My smile must have shown some trace of regret. I would have liked for Bella to see me that way.

“I told you it would make you sad and you had a long night.” Her observation was not a question but a statement. “So, what were you thinking about?”

“Shaving,” I chuckled. “I had a scruffy beard when I was changed, but I shaved it off,” I answered truthfully. Her eyes were filled with curiosity now. “It was . . . inconvenient,”

Bella started to giggle. “You do know that I love how your skin feels like polished marble, right?”

Smiling, I reached for her hand and tenderly pressed my lips to her fingers. “Yes, I do.”

“Is that really all that you were thinking about? There seemed to be more to it than that,” Bella observed. She was clearly concerned.

I didn’t want to relive the rest of my night’s musings so soon. What I needed was to feel Bella in my arms. Gathering her into my embrace, I drew her onto my lap as I leaned back into the pillows that rested against the headboard. She came willingly with racing heart and staggered breath. How wonderfully typical. “Yes, I really was thinking about my beard.”

Bella sighed contentedly as I ran my nose up her exquisite neck. If only I could immerse myself in her essence forever. I reminded myself that regardless of if she lived her life out as a mortal or if she were changed, there would come a day when the memory of her scent would have to sate me. I savored the genuine fragrance now, as always, while it was real and present.

Gentle fingers wound themselves through my hair and tenderly persuaded me to turn my face up. Warm lips pressed themselves to mine, conforming to their shape. Yes, this was where I wanted to be, giving her everything I could allow. Her fragile life was ever my responsibility.

“You still haven’t answered my second question,” Bella prompted when she pulled back to catch her breath. “What you were thinking about last night must have been important. You didn’t even go home to change. And don’t tell me you were thinking about your beard all night.” She tantalized me by walking her fingers up the front of my shirt. The sensation made my chest heave with longing.

She had me there. “Yes, I suppose I was thinking about more than my beard,” I whispered.

Now she nuzzled my neck, first brushing me with her nose, and then kissing where my skin still tingled. “Are you going to tell me or do I have to torture you?”

The girl knew how to dazzle me. I was putty in her able hands. “How about this,” I bargained, “you get dressed and have some breakfast. We’ll go to the meadow instead of you going out with Alice, and we can enjoy the sun together.” I paused before I committed myself fully. I knew I needed to share with Bella everything that I had been pondering while she slept. “We can talk over what I was thinking about during the night when we get there.” Now, I was committed to telling her.

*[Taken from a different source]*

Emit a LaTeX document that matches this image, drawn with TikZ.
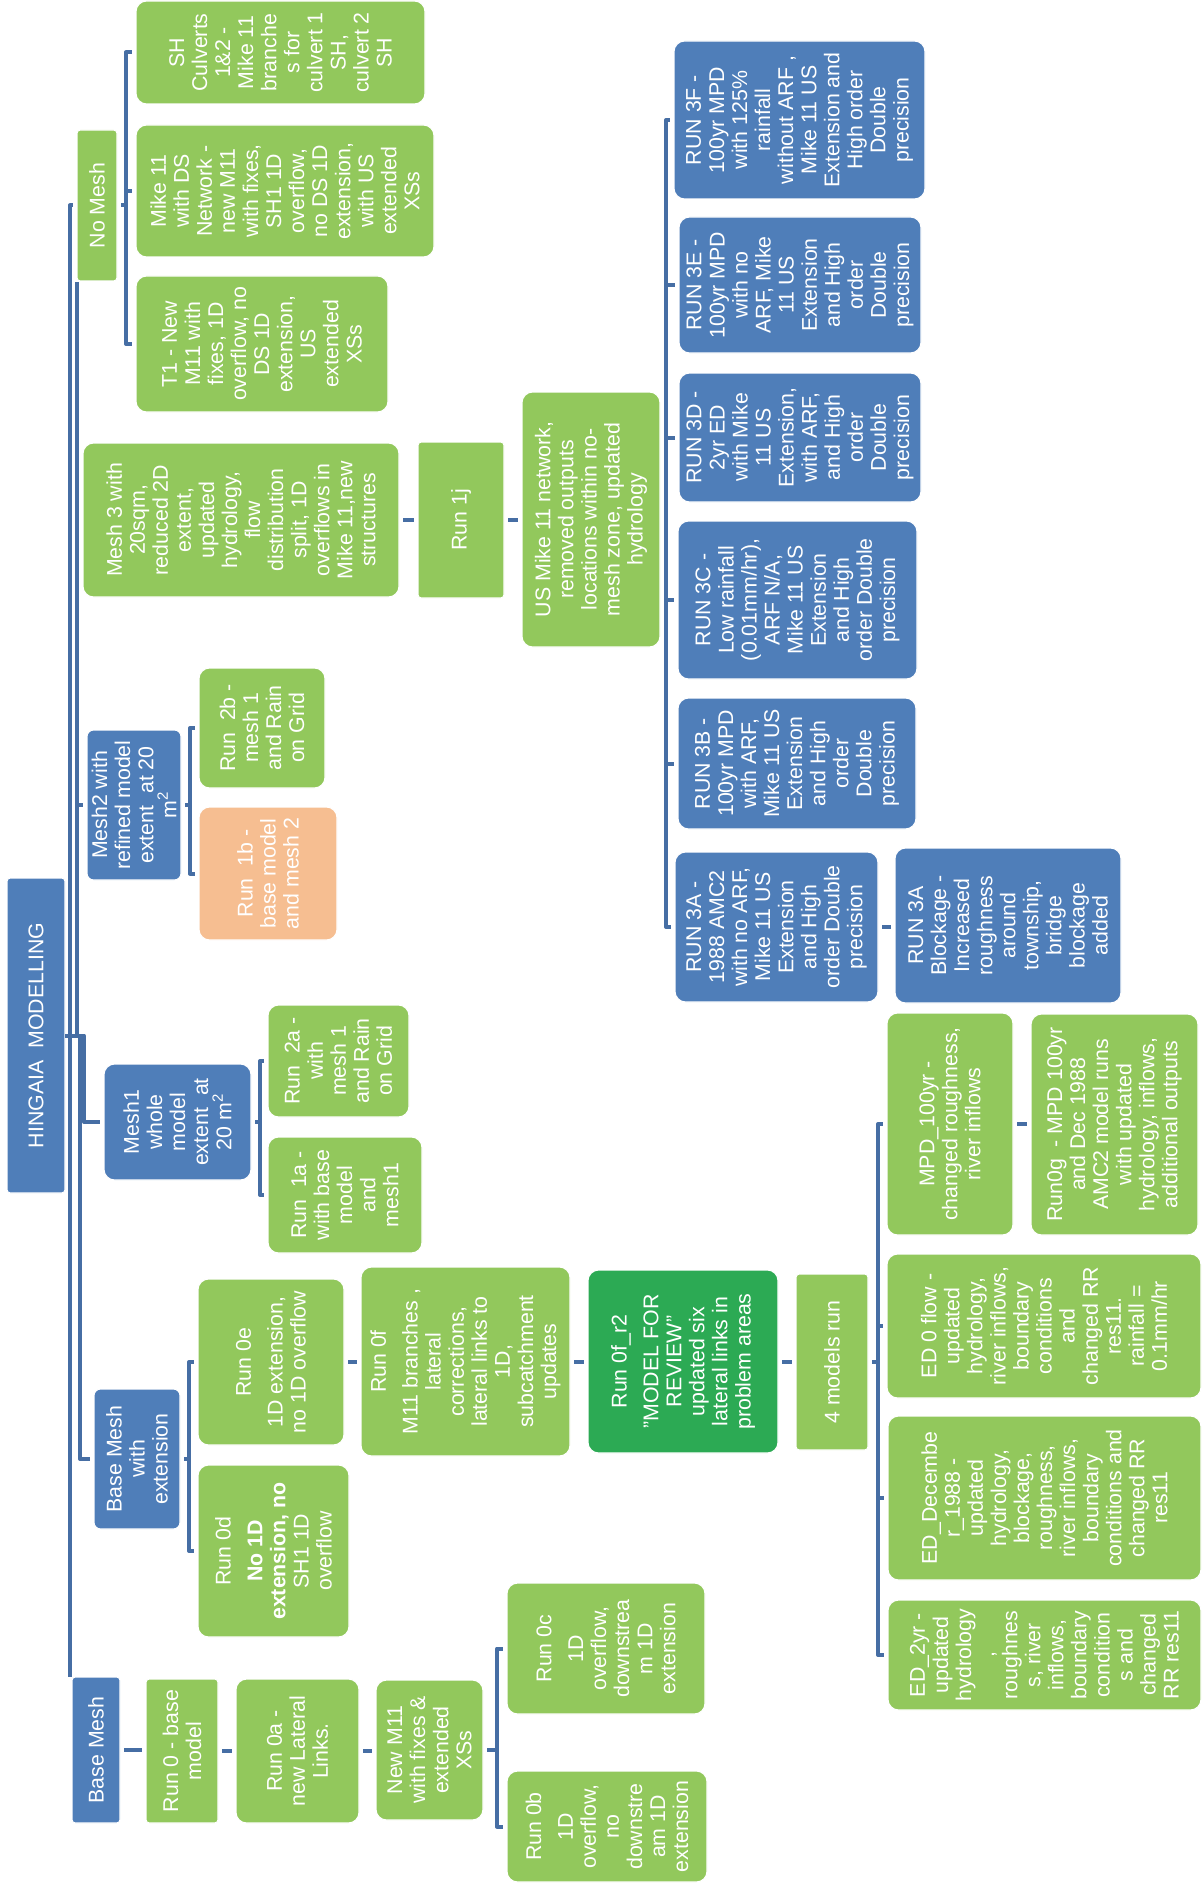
\documentclass[tikz,border=0pt]{standalone}
\usepackage{fontspec}
\setmainfont{Liberation Sans}
\definecolor{boxgreen}{RGB}{146,200,92}
\definecolor{boxblue}{RGB}{79,126,185}
\definecolor{boxdark}{RGB}{44,170,84}
\definecolor{boxorange}{RGB}{246,190,145}
\definecolor{linkblue}{RGB}{70,110,164}
% box: name, x1, y1, x2, y2, style, text (text runs bottom to top)
\newcommand\mkbox[7]{%
  \node[#6, minimum width={(#4-#2)*0.75pt}, minimum height={(#5-#3)*0.75pt}] (#1) at ({(#2+#4)/2},{(#3+#5)/2}) {};
  \node[txt, rotate=90] at (#1.center) {#7};}
% straight link between two boxes side by side
\newcommand\lnk[2]{\draw[conn, shorten <=3pt, shorten >=3pt] (#1.east) -- (#1.east -| #2.west);}
% elbow link from a parent to a child through a vertical rail
\newcommand\elb[3]{\draw[conn, shorten <=3pt, shorten >=3pt] (#1.east) -- (#1.east -| #3) |- (#2.west);}
\begin{document}
\begin{tikzpicture}[x=0.75pt,y=-0.75pt,
  box/.style={rectangle, rounded corners=8pt, inner sep=0pt, outer sep=0pt, draw=white, line width=0.8pt},
  gbox/.style={box, fill=boxgreen},
  bbox/.style={box, fill=boxblue},
  dbox/.style={box, fill=boxdark},
  obox/.style={box, fill=boxorange},
  sq/.style={rounded corners=2.5pt},
  txt/.style={text=white, align=center, inner sep=0pt, font=\fontsize{16pt}{17.3pt}\selectfont},
  conn/.style={draw=linkblue, line width=3pt, line join=round},
]
\fill[white] (0,0) rectangle (1202,1890);
\useasboundingbox (0,0) rectangle (1202,1890);

% root
\mkbox{root}{7}{878}{65}{1193}{bbox,sq}{HINGAIA~ MODELLING}

% no mesh branch
\mkbox{nomesh}{77}{130}{117}{281}{gbox,sq}{No Mesh}
\mkbox{shc}{136}{1}{425}{104}{gbox}{SH\\Culverts\\1\&2 -\\Mike 11\\branche\\s for\\culvert 1\\SH,\\culvert 2\\SH}
\mkbox{mds}{136}{125}{434}{257}{gbox}{Mike 11\\with DS\\Network -\\new M11\\with fixes,\\SH1 1D\\overflow,\\no DS 1D\\extension,\\with US\\extended\\XSs}
\mkbox{tone}{136}{276}{388}{412}{gbox}{T1 - New\\M11 with\\fixes, 1D\\overflow, no\\DS 1D\\extension,\\US\\extended\\XSs}

% mesh 3 branch
\mkbox{mthree}{83}{443}{399}{597}{gbox}{Mesh 3 with\\20sqm,\\reduced 2D\\extent,\\updated\\hydrology,\\flow\\distribution\\split, 1D\\overflows in\\Mike 11,new\\structures}
\mkbox{runoj}{418}{442}{504}{598}{gbox,sq}{Run 1j}
\mkbox{usm}{522}{392}{660}{647}{gbox}{US Mike 11 network,\\removed outputs\\locations within no-\\mesh zone, updated\\hydrology}
\mkbox{rf}{674}{41}{925}{199}{bbox}{RUN 3F -\\100yr MPD\\with 125\%\\rainfall\\without ARF ,\\Mike 11 US\\Extension and\\High order\\Double\\precision}
\mkbox{re}{679}{217}{921}{353}{bbox}{RUN 3E -\\100yr MPD\\with no\\ARF, Mike\\11 US\\Extension\\and High\\order\\Double\\precision}
\mkbox{rd}{679}{373}{921}{502}{bbox}{RUN 3D -\\2yr ED\\with Mike\\11 US\\Extension,\\with ARF,\\and High\\order\\Double\\precision}
\mkbox{rc}{678}{521}{917}{679}{bbox}{RUN 3C -\\Low rainfall\\(0.01mm/hr),\\ARF N/A,\\Mike 11 US\\Extension\\and High\\order Double\\precision}
\mkbox{rb}{678}{698}{916}{829}{bbox}{RUN 3B -\\100yr MPD\\with ARF,\\Mike 11 US\\Extension\\and High\\order\\Double\\precision}
\mkbox{ra}{675}{852}{878}{1002}{bbox}{RUN 3A -\\1988 AMC2\\with no ARF,\\Mike 11 US\\Extension\\and High\\order Double\\precision}
\mkbox{rab}{895}{848}{1121}{1003}{bbox}{RUN 3A\\Blockage -\\Increased\\roughness\\around\\township,\\bridge\\blockage\\added}

% mesh 2 branch
\mkbox{mtwo}{87}{730}{181}{880}{bbox,rounded corners=5pt}{Mesh2 with\\refined model\\extent~ at 20\\m\textsuperscript{2}}
\mkbox{rtb}{199}{668}{325}{788}{gbox}{Run~ 2b -\\mesh 1\\and Rain\\on Grid}
\mkbox{rob}{199}{807}{337}{940}{obox}{Run~ 1b -\\base model\\and mesh 2}

% mesh 1 branch
\mkbox{mone}{104}{1064}{251}{1180}{bbox}{Mesh1\\whole\\model\\extent~ at\\20 m\textsuperscript{2}}
\mkbox{rta}{268}{1005}{409}{1117}{gbox}{Run~ 2a -\\with\\mesh 1\\and Rain\\on Grid}
\mkbox{roa}{268}{1137}{422}{1253}{gbox}{Run~ 1a -\\with base\\model\\and\\mesh1}

% base mesh with extension branch
\mkbox{bmx}{94}{1389}{180}{1529}{bbox,rounded corners=5pt}{Base Mesh\\with\\extension}
\mkbox{rze}{198}{1279}{344}{1445}{gbox}{Run 0e\\[6.5pt]1D extension,\\no 1D overflow}
\mkbox{rzd}{198}{1465}{349}{1637}{gbox}{Run 0d\\[6.5pt]\textbf{No 1D}\\\textbf{extension, no}\\SH1 1D\\overflow}
\mkbox{rzf}{361}{1267}{570}{1456}{gbox}{Run 0f\\[6.5pt]M11 branches ,\\lateral\\corrections,\\lateral links to\\1D,\\subcatchment\\updates}
\mkbox{rzr}{588}{1270}{778}{1453}{dbox}{Run 0f\_r2\\[6.5pt]"MODEL FOR\\REVIEW"\\updated six\\lateral links in\\problem areas}
\mkbox{fmr}{796}{1274}{868}{1450}{gbox,sq}{4 models run}
\mkbox{mpd}{887}{1013}{1013}{1235}{gbox}{MPD\_100yr -\\changed roughness,\\river inflows}
\mkbox{rzg}{1031}{1014}{1198}{1235}{gbox}{Run0g~ - MPD 100yr\\and Dec 1988\\AMC2 model runs\\with updated\\hydrology, inflows,\\additional outputs}
\mkbox{edz}{887}{1254}{1201}{1398}{gbox}{ED 0 flow -\\updated\\hydrology,\\river inflows,\\boundary\\conditions\\and\\changed RR\\res11.\\rainfall =\\0.1mm/hr}
\mkbox{edd}{888}{1416}{1201}{1580}{gbox}{ED\_Decembe\\r\_1988 -\\updated\\hydrology,\\blockage,\\roughness,\\river inflows,\\boundary\\conditions and\\changed RR\\res11}
\mkbox{edt}{888}{1600}{1201}{1710}{gbox}{ED\_2yr -\\updated\\hydrology\\,\\roughnes\\s, river\\inflows,\\boundary\\condition\\s and\\changed\\RR res11}

% base mesh branch
\mkbox{bm}{72}{1677}{120}{1823}{bbox,sq}{Base Mesh}
\mkbox{rz}{146}{1679}{218}{1823}{gbox,sq}{Run 0 - base\\model}
\mkbox{rza}{236}{1679}{359}{1823}{gbox}{Run 0a -\\new Lateral\\Links.}
\mkbox{nm}{376}{1680}{483}{1820}{gbox}{New M11\\with fixes \&\\extended\\XSs}
\mkbox{rzc}{507}{1583}{705}{1714}{gbox}{Run 0c\\[6.5pt]1D\\overflow,\\downstrea\\m 1D\\extension}
\mkbox{rzb}{507}{1771}{707}{1882}{gbox}{Run 0b\\[6.5pt]1D\\overflow,\\no\\downstre\\am 1D\\extension}

% rails
\coordinate (tA) at (70,0);
\coordinate (tB) at (77,0);
\coordinate (tD) at (80,0);
\coordinate (tC) at (84,0);
\coordinate (tTop) at (77,282);
\coordinate (kNM) at (126,0);
\coordinate (kUS) at (666,0);
\coordinate (kM2) at (190,0);
\coordinate (kM1) at (260,0);
\coordinate (kBX) at (189,0);
\coordinate (kFM) at (878,0);
\coordinate (kNW) at (497,0);

% links from the root
\draw[conn, shorten >=3pt] (root.east) -- (root.east -| tA) |- (nomesh.west);
\draw[conn] (root.east -| tA) -- (tA |- bm.north);
\draw[conn, shorten >=3pt] (root.east) -- (root.east -| tB) |- (mthree.west);
\draw[conn, shorten >=3pt] (root.east -| tB) |- (mtwo.west);
\draw[conn] (tTop) -- (tTop |- mthree.west);
\draw[conn, shorten >=3pt] (root.east) -- (root.east -| tC) |- (mone.west);
\draw[conn, shorten >=3pt] (root.east -| tD) |- (bmx.west);

% no mesh
\elb{nomesh}{shc}{kNM}
\elb{nomesh}{mds}{kNM}
\elb{nomesh}{tone}{kNM}

% mesh 3 chain
\lnk{mthree}{runoj}
\lnk{runoj}{usm}
\elb{usm}{rf}{kUS}
\elb{usm}{re}{kUS}
\elb{usm}{rd}{kUS}
\elb{usm}{rc}{kUS}
\elb{usm}{rb}{kUS}
\elb{usm}{ra}{kUS}
\lnk{ra}{rab}

% mesh 2 and mesh 1
\elb{mtwo}{rtb}{kM2}
\elb{mtwo}{rob}{kM2}
\elb{mone}{rta}{kM1}
\elb{mone}{roa}{kM1}

% base mesh with extension
\elb{bmx}{rze}{kBX}
\elb{bmx}{rzd}{kBX}
\lnk{rze}{rzf}
\lnk{rzf}{rzr}
\lnk{rzr}{fmr}
\elb{fmr}{mpd}{kFM}
\elb{fmr}{edz}{kFM}
\elb{fmr}{edd}{kFM}
\elb{fmr}{edt}{kFM}
\lnk{mpd}{rzg}

% base mesh
\lnk{bm}{rz}
\lnk{rz}{rza}
\lnk{rza}{nm}
\elb{nm}{rzc}{kNW}
\elb{nm}{rzb}{kNW}
\end{tikzpicture}
\end{document}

“Really?” Her voice was hopeful. “Oh, but Alice will be disappointed.” The last thought instantly darkened Bella’s mood.

“She’ll get over it,” I assured Bella. I was certain that Alice already knew what I had just obligated myself to. She would understand.

I could taste Bella’s excitement. She believed that she had won this promise so easily. It only seemed that way to her, though. This had not been an easy promise to make. Not as difficult as my promise to change her, not by a long shot. I still wasn’t sure if I would be able to follow through with that one when the time came, or if I would have to ask Carlisle to step in, but this promise was not to be taken lightly either. Decades of secrecy were about to be exposed, leaving me emotionally vulnerable. How could she not hate me for my first kill? The criminals I had taken were one thing, but that man had been an innocent. Bella was sure to despise me now. No, I knew better than that. Bella wouldn’t like it, but she would understand and not condemn. I did not deserve such compassion.

In her enthusiasm, Bella bounced off the bed and skipped into the bathroom to shower and dress. Today she would learn the secrets of my life as a newborn. The truths of my life needed to be revealed to my future wife. There was no compelling reason for me to deny her. Perhaps, revealing the truth really could set me free.